COOPER: You're kidding. So he was calling up himself and using different and voices?

PRINCE: That's how that happened.

COOPER: That's great. What about the jump over Snake River Canyon?

PRINCE: Snake River Canyon, I guess the mechanic, as he told me, that put it together made a couple of mistakes, and that's why the chute didn't properly eject when he made the leap (ph). But that's definitely right up there with Caesar's, I would say.

COOPER: Well, it's hard to imagine that Evel Knievel is gone. But man, what memories he has left behind. Darren Prince, appreciate you joining us. Thanks, Darren.

PRINCE: Thank you.

COOPER: Up next, another development breaking as we speak on an alleged hostage-taker, Leeland Eisenberg. New information, stay tuned.


COOPER: Leeland Eisenberg surrendering tonight to police here in Rochester, New Hampshire, after about a five-hour standoff. Very tense moments here over the course of the evening. As we have been reporting, pieces of his troubled life are emerging. Moments ago, CNN's Jason Carol uncovered some more. He joins me now.

Jason, what are you learning?

JASON CARROLL, CNN CORRESPONDENT: Well, this could be another possible piece in the pie of what has been going on with this man, Leeland Eisenberg. Apparently back in 2002, a lawsuit was filed by a man by the name of a Leeland Eisenberg against the Archdiocese of Boston.

That Eisenberg had alleged that when he was 21 years old, he was sexually abused by a priest, a priest who provided him with alcohol. He had gone to a parish at that time being 21-year-old, saying that he was homeless, he was an alcoholic, he needed help.

This parish took him in and hired him as a handyman. He said when he was working there during the time, at least in the civil lawsuit, that he had been sexually abused by a priest.

Now we spoke to the attorney, Bob Sherman (ph), who had actually represented this Leeland Eisenberg. And he would not confirm if it is the same Leeland Eisenberg that we're dealing with here today. But certainly, some of the timing certainly fits, if you look at when he was allegedly abused, when this happened, and when the lawsuit was filed.

So we're still trying to work on some more details about that. But it could be a very interesting development.

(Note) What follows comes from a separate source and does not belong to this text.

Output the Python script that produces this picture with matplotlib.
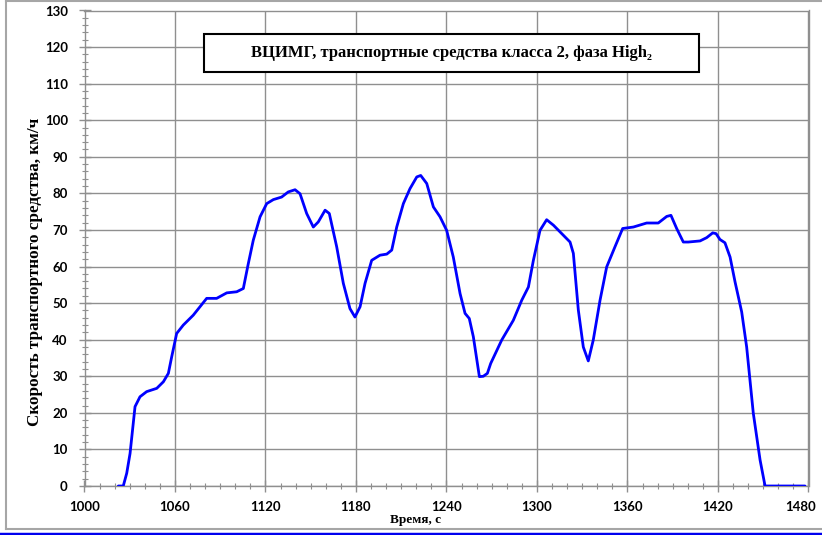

COOPER: Certainly not a very common name. So the chances of it being someone else are slimmer, I suppose.

CARROLL: Without question.

COOPER: Yes. All right. Jason Carroll, appreciate the reporting. Very dramatic moments here throughout the day, about a five-hour standoff. The -- about a -- started around 1:00 p.m. this afternoon when Mr. Eisenberg walking into the office of Senator Clinton here in Rochester, a small storefront office, opened up his coat and showed the people in the office what was said to be a bomb.

We, at this point, do not know what device he had around his body. But it did -- certainly was realistic enough to lead police to the standoff for five hours. Eventually four people were released and Mr. Eisenberg himself walked out of the office, laid down on the ground and gave himself up.

That does it for this special edition of 360, live from Rochester, New Hampshire. We are going to see you again at 10:00 p.m. Eastern tonight for another edition of 360. Senator Clinton is expected to give a press conference in the 10:00 hour. We'll bring that to you live. A lot of new developments, especially this sex abuse angle.

"LARRY KING" is coming up, we'll see you soon.